Si fa presto a parlare di terzo settore, quel vasto insieme di soggetti (oltre 330 mila in tutta Italia, secondo l’ultimo censimento Istat) che lavorano con una logica non profit per obiettivi di utilità sociale, in moltissimi casi per sostenere il percorso delle persone più deboli e svantaggiate. Soprattutto in un periodo di difficoltà economica e di più o meno giustificate tensioni sociali c’è però il rischio che, in una «guerra degli ultimi contro i penultimi» – come ha avvertito qualche settimana fa l’economista Stefano Zamagni sulle pagine di Avvenire -, l’opinione pubblica sia portata a leggere anche il fondamentale lavoro di chi opera nel sociale attraverso una prospettiva meramente economica, di fondi spesi che, fatalmente, devono essere sempre più ridotti.

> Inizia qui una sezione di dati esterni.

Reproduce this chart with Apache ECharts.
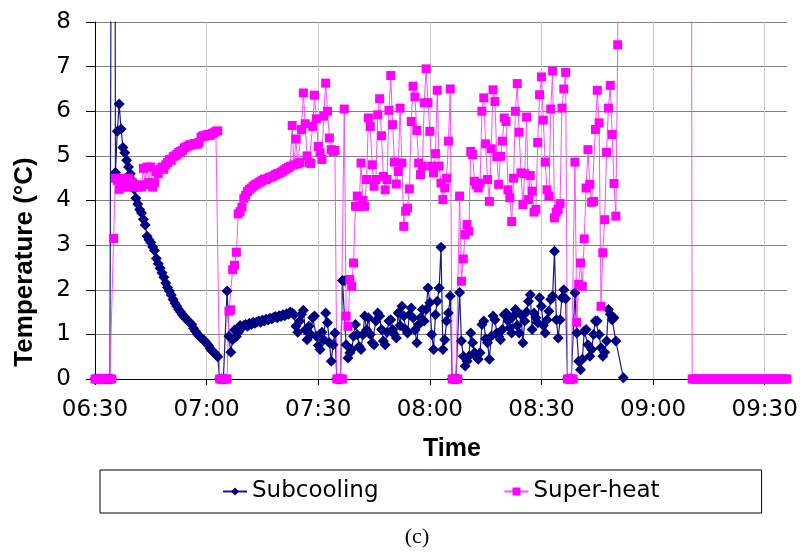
<!DOCTYPE html>
<html><head><meta charset="utf-8">
<script src="https://cdn.jsdelivr.net/npm/echarts@6/dist/echarts.min.js"></script>
<style>html,body{margin:0;padding:0;background:#fff}#c{width:804px;height:555px}</style>
</head><body><div id="c"></div>
<script>
// logger start time and sampling step
const startTime = '06:30';
const sampleStepSeconds = 30;
const xAxisStart = '06:30';
const xAxisEnd = '09:36';
const xTickLabels = ['06:30','07:00','07:30','08:00','08:30','09:00','09:30'];
const yTickLabels = [0,1,2,3,4,5,6,7,8];
const seriesNames = ['Subcooling','Super-heat'];
const xTitle = 'Time';
const yTitle = 'Temperature (°C)';
const caption = '(c)';

// Subcooling (°C), one value per sample
const subcooling = [
0,0,0,0,0,0,0,0,0,0,
30,4.63,5.55,6.16,5.6,5.19,5.07,4.9,4.75,4.6,
4.45,4.25,4.05,3.92,3.8,3.72,3.58,3.45,3.2,3.12,
3.06,2.96,2.88,2.7,2.58,2.48,2.38,2.28,2.15,2.05,
1.97,1.88,1.78,1.7,1.63,1.56,1.5,1.44,1.39,1.35,
1.3,1.26,1.22,1.14,1.07,1.01,0.96,0.92,0.89,0.85,
0.8,0.75,0.68,0.63,0.59,0.55,0.5,0,0,0,
0,1.97,0.96,0.6,0.88,1.1,0.95,1.05,1.2,1.15,
1.2,1.22,1.18,1.25,1.22,1.27,1.25,1.28,1.3,1.27,
1.32,1.3,1.34,1.32,1.36,1.35,1.38,1.4,1.37,1.42,
1.4,1.44,1.42,1.46,1.45,1.5,1.48,1.44,1.18,1.05,
1.3,1.45,1.54,1.1,0.88,1.18,1.0,1.37,1.41,0.96,
0.75,0.66,1.05,0.88,1.48,1.26,0.81,0.4,0.77,1.03,
0,0,0,2.21,2.2,0.77,0.47,0.59,0.66,0.96,
1.22,0.99,0.73,0.66,0.99,1.41,1.1,1.37,1.0,0.81,
0.77,1.3,1.48,1.41,1.11,0.85,0.77,1.05,1.3,1.33,
1.11,1.0,0.92,1.48,1.2,1.63,1.41,1.11,1.03,1.44,
1.59,1.37,1.1,0.81,1.22,1.37,1.56,1.3,1.56,2.04,
1.71,1.0,0.66,1.44,1.74,2.04,2.95,0.66,0.88,1.3,
1.48,1.86,0,0,0,0,1.94,0.85,0.51,0.29,
0.4,0.51,1.03,0.81,0.59,0.5,0.44,0.59,1.22,1.3,
0.9,0.81,0.44,0.96,1.41,1.33,1.03,0.95,0.88,1.11,
1.44,1.48,1.3,1.15,1.03,1.41,1.56,1.2,1.03,1.44,
0.81,1.3,1.5,1.74,1.89,1.11,1.48,1.37,1.26,1.82,
1.63,1.2,1.03,1.33,1.52,1.78,1.86,2.86,1.33,0.92,
1.33,1.82,2.0,1.8,0,0,0,0,1.93,1.03,
0.4,0.21,0.44,1.07,1.11,0.77,0.51,0.66,1.0,1.3,
1.3,1.0,0.7,0.51,0.6,0.85,1.56,1.45,1.33,1.37,
0.85,null,null,null,0.03
];

// Super-heat (°C), one value per sample (null = no sample)
const superheat = [
0,0,0,0,0,0,0,0,0,0,
3.15,4.5,4.45,4.25,4.5,4.3,4.45,4.3,4.5,4.35,
4.4,4.3,4.35,4.3,4.35,4.3,4.72,4.35,4.75,4.4,
4.75,4.3,4.4,4.65,4.6,4.7,4.75,4.7,4.8,4.85,
4.92,4.9,4.98,5.0,5.03,5.08,5.1,5.12,5.18,5.2,
5.22,5.25,5.24,5.27,5.28,5.26,5.3,5.42,5.45,5.44,
5.47,5.48,5.46,5.5,5.52,5.55,5.56,0,0,0,
0,0,1.52,1.55,2.45,2.55,2.84,3.7,3.75,3.85,
4.05,4.12,4.2,4.25,4.28,4.32,4.35,4.37,4.4,4.42,
4.45,4.48,4.47,4.5,4.52,4.53,4.55,4.58,4.6,4.61,
4.63,4.66,4.69,4.72,4.74,4.77,5.68,4.8,5.38,4.82,
4.85,5.59,6.41,5.72,5.0,4.85,4.83,5.66,6.36,5.83,
5.21,5.07,4.92,5.89,6.63,6.0,5.4,5.14,5.1,5.12,
0,0,0,0,6.05,1.41,1.18,2.23,2.08,2.6,
3.87,4.1,3.87,4.84,4.0,3.87,4.47,5.85,5.66,4.8,
4.32,4.47,5.92,6.28,5.45,4.54,4.24,4.47,6.02,6.8,
5.7,4.86,4.37,4.65,6.07,4.84,3.42,3.76,3.83,4.26,
5.77,6.56,6.32,5.57,4.84,4.58,4.77,6.19,6.95,6.19,
5.55,4.77,4.62,5.05,6.47,4.77,4.39,4.02,4.28,4.5,
5.33,6.5,0,0,0,0,4.1,2.19,2.69,3.24,
3.46,3.31,5.1,5.03,4.43,4.35,4.28,4.39,6.0,6.3,
5.27,4.47,3.98,5.16,6.48,6.22,4.98,4.36,4.99,5.33,
5.85,5.77,4.24,4.06,3.53,4.5,6.0,6.62,5.53,4.62,
3.91,4.6,5.87,4.02,4.56,4.21,3.74,3.8,5.3,6.37,
6.77,5.8,4.86,4.24,4.1,6.05,6.9,3.61,3.74,3.8,
3.93,6.07,6.5,6.87,0,0,0,0,4.86,1.27,
2.12,2.6,2.08,3.14,4.28,5.14,4.36,3.96,3.98,5.59,
6.47,5.74,1.63,2.83,3.57,5.08,6.07,6.58,5.48,4.38,
3.65,7.49,30,null,null,null,null,null,null,null,
null,null,null,null,null,null,null,null,null,null,
null,null,null,null,null,null,null,null,null,null,
null,null,null,null,null,null,null,null,null,null,
30,0,0,0,0,0,0,0,0,0,
0,0,0,0,0,0,0,0,0,0,
0,0,0,0,0,0,0,0,0,0,
0,0,0,0,0,0,0,0,0,0,
0,0,0,0,0,0,0,0,0,0,
0,0,0
];

function toMin(s){ const p = s.split(':').map(Number); return p[0]*60 + p[1]; }
const t0 = toMin(startTime);
function pairs(vals){
  const out = [];
  vals.forEach((v,i) => { if (v !== null && v !== undefined) out.push([t0 + i*sampleStepSeconds/60, v]); });
  return out;
}
const tickMins = xTickLabels.map(toMin);

const chart = echarts.init(document.getElementById('c'), null, {renderer:'canvas'});
chart.setOption({
  animation: false,
  backgroundColor: '#fff',
  grid: { left: 95, right: 17, top: 22, bottom: 176 },
  xAxis: {
    type: 'value', min: toMin(xAxisStart), max: toMin(xAxisEnd), interval: 6,
    axisLine: { show: true, onZero: false, lineStyle: { color: '#000', width: 1 } },
    axisTick: { show: true, customValues: tickMins, length: 6, lineStyle: { color: '#000' } },
    axisLabel: { customValues: tickMins, margin: 20, fontFamily: 'DejaVu Sans', fontSize: 23, color: '#000',
      formatter: v => { const k = tickMins.indexOf(Math.round(v)); return k >= 0 ? xTickLabels[k] : ''; } },
    splitLine: { show: true, lineStyle: { color: '#c8c8c8', width: 1 } }
  },
  yAxis: {
    type: 'value', min: 0, max: 8, interval: 1,
    axisLine: { show: true, lineStyle: { color: '#000', width: 1 } },
    axisTick: { show: true, length: 9, lineStyle: { color: '#000' } },
    axisLabel: { margin: 24, padding: [4, 0, 0, 0], fontFamily: 'DejaVu Sans', fontSize: 23, color: '#000',
      formatter: v => yTickLabels.indexOf(v) >= 0 ? String(v) : '' },
    splitLine: { show: true, lineStyle: { color: '#808080', width: 1 } }
  },
  legend: {
    data: seriesNames, left: 100, top: 470,
    padding: [10, 102, 10, 122], itemGap: 125, itemWidth: 24, itemHeight: 10,
    borderColor: '#000', borderWidth: 1,
    textStyle: { fontFamily: 'DejaVu Sans', fontSize: 23, color: '#000' }
  },
  graphic: [
    { type: 'text', x: 25, y: 262, rotation: Math.PI / 2,
      style: { text: yTitle, align: 'center', verticalAlign: 'middle',
               font: 'bold 26px "Liberation Sans"', fill: '#000' } },
    { type: 'text', x: 452, y: 449,
      style: { text: xTitle, align: 'center', verticalAlign: 'middle',
               font: 'bold 25px "Liberation Sans"', fill: '#000' } },
    { type: 'text', x: 417, y: 537,
      style: { text: caption, align: 'center', verticalAlign: 'middle',
               font: '22px "Liberation Serif"', fill: '#000' } }
  ],
  series: [
    { name: seriesNames[0], type: 'line', data: pairs(subcooling), showAllSymbol: true,
      symbol: 'diamond', symbolSize: 11, color: '#000080',
      itemStyle: { color: '#000080' }, lineStyle: { color: '#1a1a8c', width: 1.2 } },
    { name: seriesNames[1], type: 'line', data: pairs(superheat), showAllSymbol: true,
      symbol: 'rect', symbolSize: 9, color: '#ff00ff',
      itemStyle: { color: '#ff00ff' }, lineStyle: { color: '#ff4dff', width: 1 } }
  ]
});
</script></body></html>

Raccogliendo questa preoccupazione la Casa della Carità vuole fare della presentazione del bilancio delle attività dello scorso anno anche un’occasione per rilanciare il ruolo del terzo settore, mettendone in luce tutta la vitalità e l’importanza per l’intero tessuto sociale, non ultimi gli aspetti dell’economia e dell’occupazione, e ribadendo ancora una volta la sfida per i soggetti del non profit a essere sempre più aperti e trasparenti. Questi i temi al centro del convegno in programma giovedì 13 giugno, alle 16.30, negli spazi dell’Aquario Civico di Milano (viale Gadio 2), dal titolo «Il futuro del terzo settore tra apertura e trasparenza», a cui, oltre al presidente della Casa della Carità don Virginio Colmegna, interverranno lo stesso Stefano Zamagni (presidente della Pontificia Accademia delle Scienze Sociali), l’assessore al Lavoro del Comune di Milano Cristina Tajani e il segretario generale della Fim-Cisl Marco Bentivogli.
«L’autentico terzo settore è una realtà che vive non per fare profitto individuale, ma per ricostruire legami di comunità, per riconsegnare continuamente quel valore aggiunto dato dalla solidarietà e dalla creazione di legami sociali» sottolinea don Colmegna, avvertendo che «il valore non solo del terzo settore, ma anche di tutta la società civile viene distrutto se lo si pensa solo in termini mercantili». Proprio per questo, chiarisce don Colmegna, «vogliamo che l’opinione pubblica veda la trasparenza del nostro lavoro, perché il denaro che amministriamo è quello che ci serve per valorizzare gli incontri tra le persone, e fino all’ultimo va restituito in questo suo valore aggiunto».
Il parametro delle relazioni è quello che dà forma anche al Bilancio di sostenibilità 2018 che la Casa della Carità presenterà giovedì prossimo: una fotografia del lavoro svolto dalla Fondazione voluta dal cardinale Martini nell’ospitalità e nel sostegno ai più fragili (un esempio per tutti, i senza fissa dimora con fragilità psichiche). Una sostenibilità che viene misurata non solo nell’impatto dei servizi offerti, ma innanzitutto «sul sostegno che l’organizzazione offre ai suoi dipendenti, oltre che sull’attenzione al piano ambientale e, naturalmente, sui conti economici», spiega Eugenia Montagnini, sociologa dell’Università Cattolica che ha curato la redazione del documento, individuando tra l’altro indicatori specifici per misurare alcuni elementi-chiave, come il tempo di permanenza degli ospiti nella casa e il loro tasso di turn -over.
Un bilancio fatto dunque di azioni concrete, che si rispecchiano proprio nell’attività che più è cresciuta nell’ultimo anno, quella delle docce per i senza fissa dimora: un servizio “di base” a cui si sono affiancate subito anche attività ricreative e di socialità per gli stessi ospiti. Perché, sottolinea ancora una volta Colmegna, la sfida per il riscatto delle persone, così come quella per portare a tutti solidarietà e sicurezza, «sono possibili solamente con risposte di qualità e non ideologiche».